ART WORKSHOP

I am a self taught art maker.  I started drawing when I was nine and went to an art school for kids set up by art educator, Gordon Tovey at King Edward Technical College in Dunedin (1956).  Art making continued informally into adult life alongside songwriting, recording and live performance.   
 
In the time of the Settlement of Ngai Tahu  with the Crown, the arts were seen as way to move the tribe forward and away from grievance.    I facilitated events featuring the work and thinking  of Ngai Tahu artists across performing, visual and language arts disciplines & after four dynamic years, change was on my horizon.   I was interested in the application of the arts as a tool to build and strengthen skill amongst people groups and communities where there was less opportunity for creative development.

 Between 2003 and 2009 I trialled arts programmes as a tool amongst prisoners in Canterbury Prisons. The idea was to use the arts as a way to think about vision and goals for their future and the challenges that stopped progress of those goals.    I made art alongside men, women and youth, and took small collections of work to public audiences outside the wire.  There were a number of smaller and some large scale works and events developed  over a period of 6 years including the Ruia Prison Arts Fund Raising exhibition (see Prison Art pages).

I received an Arts Access Aotearoa National Award for Arts Services to Prisoners in 2007.  On the back of that I joined two other writers to develop a National Prison Art Strategy for Arts Access Aotearoa and the Department of Corrections Wellington (2008-2012).  That work was commissioned in the global economic downturn of 2008 - 2009,  the new John Key government  and a complex restructuring of government departments including NZ prisons.  This meant the strategy would be developed against a background of deconstruction.    

 In this period I met with The Learning Connexion who were delivering NZQA programmes to prisoner populations across New Zealand.  I was offered a series of scholarships between 2010 and 2015 that would familiarise me with their entire curriculum, activate a formal arts practice and introduce me to an understanding of materiality;  the use of art making materials that would built the narrative of work. (See Arts Workshop).

 

 

 

 

 

 

 

 

 

 

 

 

 

2015 - GROUNDWORK / NAVIGATION / WHAKATAATUTU The Learning Connexion, Wellington

9 December 2014

October 6th 2014 marked the start of full-time painting & drawing scholarship with The Learning Connexion in Wellington NZ mentored by Peter Adsett (Melbourne).  I'm eight weeks into the Advanced Level 7 course realising I have little language for the territory I find myself.  Through the course of study and experimentation around process, materiality and horizontality the white paint on black builder's paper works arrived.  These works use both paint and the builder's paper as structures.  White being the floor and black working as a wall...  A key element of the work is an  indicator of time.

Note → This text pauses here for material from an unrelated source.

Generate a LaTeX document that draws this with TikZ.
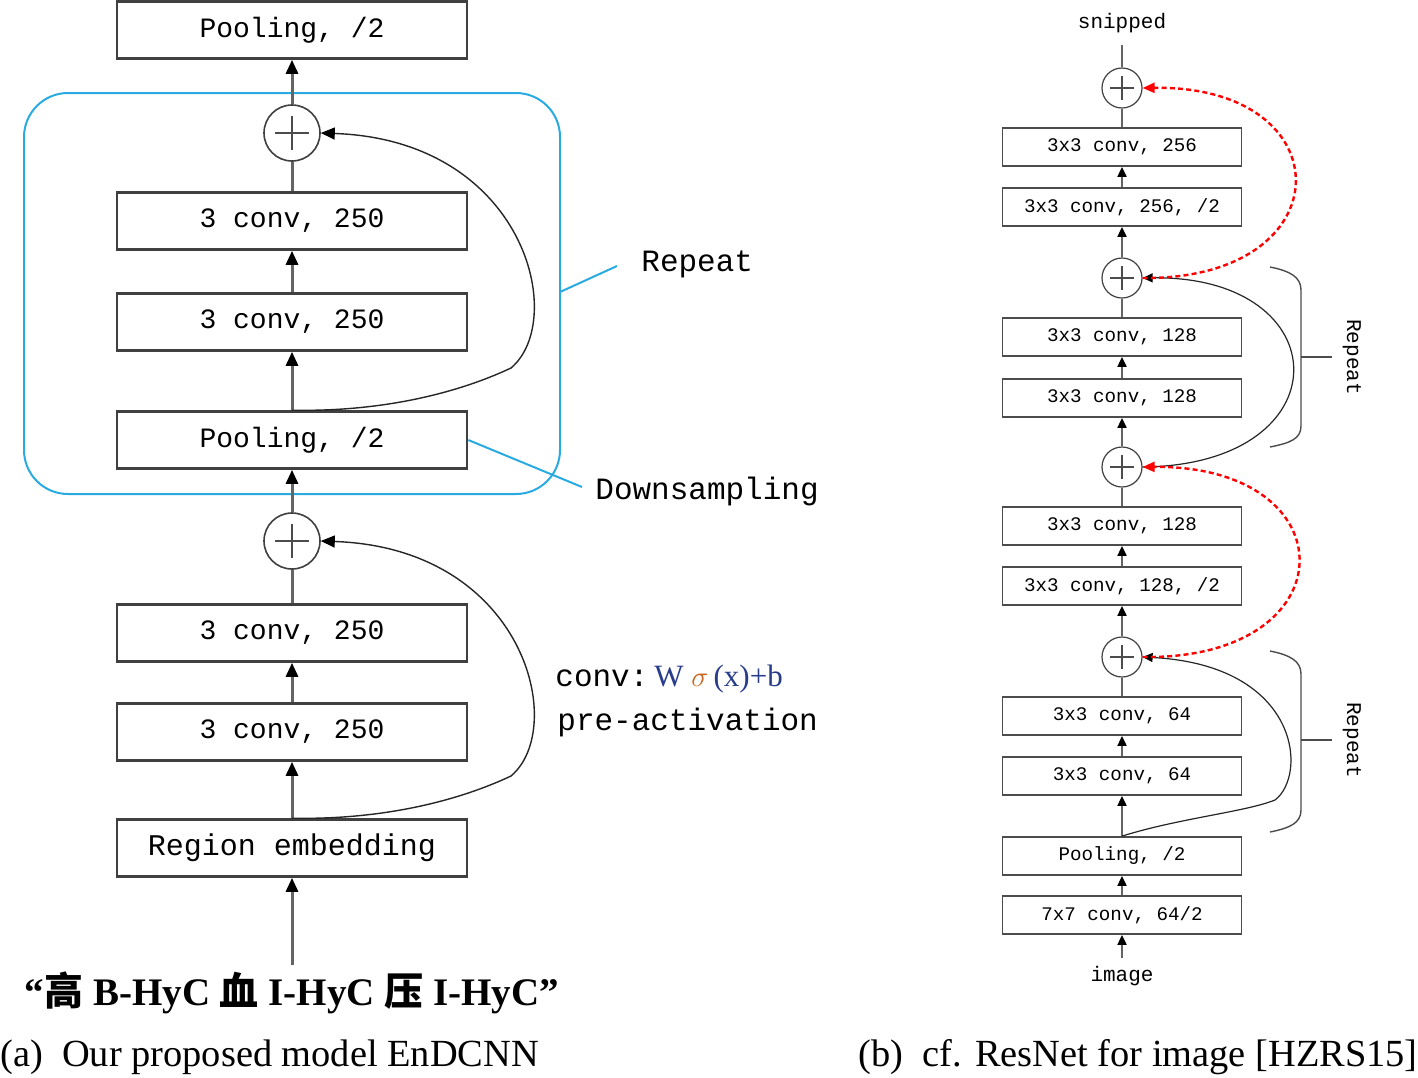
\documentclass[tikz,border=0pt]{standalone}
\usepackage{fontspec}
\setmainfont{Liberation Serif}
\setmonofont{Liberation Mono}
\newfontfamily\cjk{Noto Sans CJK SC}
\usetikzlibrary{arrows.meta}
\definecolor{repblue}{RGB}{41,171,226}
\definecolor{stemgray}{RGB}{100,100,100}
\definecolor{fblue}{RGB}{40,60,140}
\definecolor{forange}{RGB}{200,100,30}
\begin{document}
\begin{tikzpicture}[x=0.5pt,y=-0.5pt,
  lbox/.style={draw=black!75, fill=white, line width=1.3pt, minimum width=175pt, minimum height=28.5pt, inner sep=0pt, font=\ttfamily\fontsize{14}{14}\selectfont},
  rbox/.style={draw=black!70, fill=white, line width=0.9pt, minimum width=119.5pt, minimum height=19pt, inner sep=0pt, font=\ttfamily\fontsize{9.6}{9.6}\selectfont},
  lplus/.style={circle, draw=black!75, fill=white, line width=0.8pt, minimum size=28pt, inner sep=0pt,
    path picture={\draw[black!70,line width=1pt] ([xshift=-8.5pt]path picture bounding box.center) -- ([xshift=8.5pt]path picture bounding box.center) ([yshift=-8.5pt]path picture bounding box.center) -- ([yshift=8.5pt]path picture bounding box.center);}},
  rplus/.style={circle, draw=black!75, fill=white, line width=0.6pt, minimum size=20pt, inner sep=0pt,
    path picture={\draw[black!70,line width=0.8pt] ([xshift=-6pt]path picture bounding box.center) -- ([xshift=6pt]path picture bounding box.center) ([yshift=-6pt]path picture bounding box.center) -- ([yshift=6pt]path picture bounding box.center);}},
  lstem/.style={draw=stemgray, line width=1.5pt},
  larr/.style={lstem, -{Triangle[length=7pt,width=6pt,color=black]}},
  rstem/.style={draw=stemgray, line width=1pt},
  rarr/.style={rstem, -{Triangle[length=5pt,width=4.5pt,color=black]}},
  lskip/.style={draw=black!85, line width=0.7pt, -{Triangle[length=7pt,width=6pt,color=black]}},
  rskip/.style={draw=black!85, line width=0.6pt, -{Triangle[length=5pt,width=4.5pt,color=black]}},
  redskip/.style={draw=red, line width=1.2pt, dash pattern=on 2.5pt off 1.6pt, -{Triangle[length=6pt,width=5pt,color=red]}},
  mlabel/.style={font=\ttfamily\fontsize{15.5}{15.5}\selectfont, inner sep=0pt},
  rlabel/.style={font=\ttfamily\fontsize{10.5}{10.5}\selectfont, inner sep=0pt},
  bluel/.style={draw=repblue, line width=1pt},
  bracel/.style={draw=black!70, line width=0.7pt}
]
\fill[white] (0,0) rectangle (1418,1077);
\useasboundingbox (0,0) rectangle (1418,1077);

% ---------- left panel ----------
\draw[bluel, rounded corners=22pt] (24,93) rectangle (560,494);

\node[lbox] (p0) at (292,30) {Pooling, /2};
\node[lplus] (s1) at (292,133) {};
\node[lbox] (c1) at (292,221) {3 conv, 250};
\node[lbox] (c2) at (292,322) {3 conv, 250};
\node[lbox] (p1) at (292,440) {Pooling, /2};
\node[lplus] (s2) at (292,541) {};
\node[lbox] (c3) at (292,633) {3 conv, 250};
\node[lbox] (c4) at (292,732) {3 conv, 250};
\node[lbox, font=\ttfamily\fontsize{15}{15}\selectfont] (re) at (292,848) {Region embedding};
\coordinate (inTop) at (292,965);
\node[font=\bfseries\fontsize{19.5}{19.5}\selectfont, inner sep=0pt] (inp) at (292,993) {“{\cjk 高} B-HyC {\cjk 血} I-HyC {\cjk 压} I-HyC”};

\draw[larr] (s1.north) -- (p0.south);
\draw[lstem] (c1.north) -- (s1.south);
\draw[larr] (c2.north) -- (c1.south);
\draw[larr] (p1.north) -- (c2.south);
\draw[larr] (s2.north) -- (p1.south);
\draw[lstem] (c3.north) -- (s2.south);
\draw[larr] (c4.north) -- (c3.south);
\draw[larr] (re.north) -- (c4.south);
\draw[larr] (inTop) -- (re.south);

\draw[lskip] (p1.north) .. controls (385,412) and (460,392) .. (511,368)
  .. controls (568,320) and (525,140) .. (s1.east);
\draw[lskip] (re.north) .. controls (385,820) and (460,800) .. (511,776)
  .. controls (568,728) and (525,548) .. (s2.east);

\node[mlabel, anchor=west] (rep) at (641,264) {Repeat};
\coordinate (repA) at (560,292);
\coordinate (repB) at (617,266);
\draw[bluel] (repA) -- (repB);
\node[mlabel, anchor=west] (down) at (595,491) {Downsampling};
\coordinate (downB) at (582,487);
\draw[bluel] (p1.east) -- (downB);

\node[mlabel, anchor=base west] (conv) at (555,686) {conv:};
\node[anchor=base west, inner sep=0pt, font=\fontsize{15.5}{15.5}\selectfont] (form) at (conv.base east) {\,\textcolor{fblue}{W}\ \textcolor{forange}{$\sigma$}\,\textcolor{fblue}{(x)+b}};
\node[mlabel, anchor=west] (preact) at (557,722) {pre-activation};

\node[anchor=west, inner sep=0pt, font=\fontsize{19.2}{19.2}\selectfont] (capa) at (0,1057) {(a)\ \ Our proposed model EnDCNN};

% ---------- right panel ----------
\node[rlabel] (snip) at (1122,23) {snipped};
\coordinate (snipB) at (1122,45);
\node[rplus] (cA) at (1122,88) {};
\node[rbox] (r1) at (1122,147) {3x3 conv, 256};
\node[rbox] (r2) at (1122,207) {3x3 conv, 256, /2};
\node[rplus] (cB) at (1122,278) {};
\node[rbox] (r3) at (1122,337) {3x3 conv, 128};
\node[rbox] (r4) at (1122,398) {3x3 conv, 128};
\node[rplus] (cC) at (1122,467) {};
\node[rbox] (r5) at (1122,526) {3x3 conv, 128};
\node[rbox] (r6) at (1122,586) {3x3 conv, 128, /2};
\node[rplus] (cD) at (1122,657) {};
\node[rbox] (r7) at (1122,716) {3x3 conv, 64};
\node[rbox] (r8) at (1122,776) {3x3 conv, 64};
\node[rbox] (r9) at (1122,856) {Pooling, /2};
\node[rbox] (r10) at (1122,915) {7x7 conv, 64/2};
\node[rlabel] (img) at (1122,976) {image};
\coordinate (imgT) at (1122,958);

\draw[rstem] (cA.north) -- (snipB);
\draw[rstem] (r1.north) -- (cA.south);
\draw[rarr] (r2.north) -- (r1.south);
\draw[rarr] (cB.north) -- (r2.south);
\draw[rstem] (r3.north) -- (cB.south);
\draw[rarr] (r4.north) -- (r3.south);
\draw[rarr] (cC.north) -- (r4.south);
\draw[rstem] (r5.north) -- (cC.south);
\draw[rarr] (r6.north) -- (r5.south);
\draw[rarr] (cD.north) -- (r6.south);
\draw[rstem] (r7.north) -- (cD.south);
\draw[rarr] (r8.north) -- (r7.south);
\draw[rarr] (r9.north) -- (r8.south);
\draw[rarr] (r10.north) -- (r9.south);
\draw[rarr] (imgT) -- (r10.south);

\draw[rskip] (r9.north) .. controls (1180,818) and (1245,812) .. (1275,800)
  .. controls (1308,775) and (1300,665) .. (cD.east);
\draw[rskip] (cC.east) .. controls (1345,465) and (1340,275) .. (cB.east);
\draw[redskip] (cB.east) .. controls (1345,280) and (1345,85) .. (cA.east);
\draw[redskip] (cD.east) .. controls (1350,660) and (1350,465) .. (cC.east);

% braces
\draw[bracel] (1270,267) .. controls (1290,271) and (1301,277) .. (1301,290) -- (1301,426)
  .. controls (1301,439) and (1290,443) .. (1270,447);
\coordinate (bt1) at (1301,357);
\node[rlabel, rotate=-90] (rep1) at (1352,357) {Repeat};
\draw[bracel] (bt1) -- (1332,357);
\draw[bracel] (1270,651) .. controls (1290,655) and (1301,661) .. (1301,674) -- (1301,810)
  .. controls (1301,823) and (1290,828) .. (1270,832);
\coordinate (bt2) at (1301,740);
\node[rlabel, rotate=-90] (rep2) at (1352,740) {Repeat};
\draw[bracel] (bt2) -- (1332,740);

\node[anchor=east, inner sep=0pt, font=\fontsize{19.2}{19.2}\selectfont] (capb) at (1418,1057) {(b)\ \ cf. ResNet for image [HZRS15]};
\end{tikzpicture}
\end{document}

February 2015 started with a slow response to 'shifters' - elements in 2D works that cause a work to shift, focus or refocus.  The elements of line, linguistics, colour, shadow, on existent images /  collage etc are used to prioritise or bring the purpose of the work into clear view. 

 In the month of March  / April 2015 - site specific work was inspired by shadows on  concrete stairs in an outdoor auditorium I noticed 18 months earlier.   My focus was the uniform lines of moving shadow.  The resulting photographs prompt the geometric lines / patterns / grids reminiscent of navigational histories. 

 I  manipulated images to meet/align/respond to instinct, and in fact discovered marks that I'd been making for almost 20 years. I  began considering how or if the images could be progressed to respond to course directives of  materiality, process, verticality, horizontality, structure and ground. They could.  Armed with 12 gram unprimed tent canvas, eyeleted for easy transportation, I started experimenting with charcoal brushed wet into the grain of the fabric.  I used photos for reference and began to navigate the dark spaces that opened up.  One unresolved work although finished, led to another.

Navigating seemed to be the governing aspect of this work;   unchartered spaces of faith,  unknown earth and ocean,  ideas of measuring, surveying and charting depths / learning in the dark ...  to arrive at a point of resolve.      Seven x 2 metre works were made.  Five were shown as a series, in  a graduation exhibition, along with initiating photographic notes.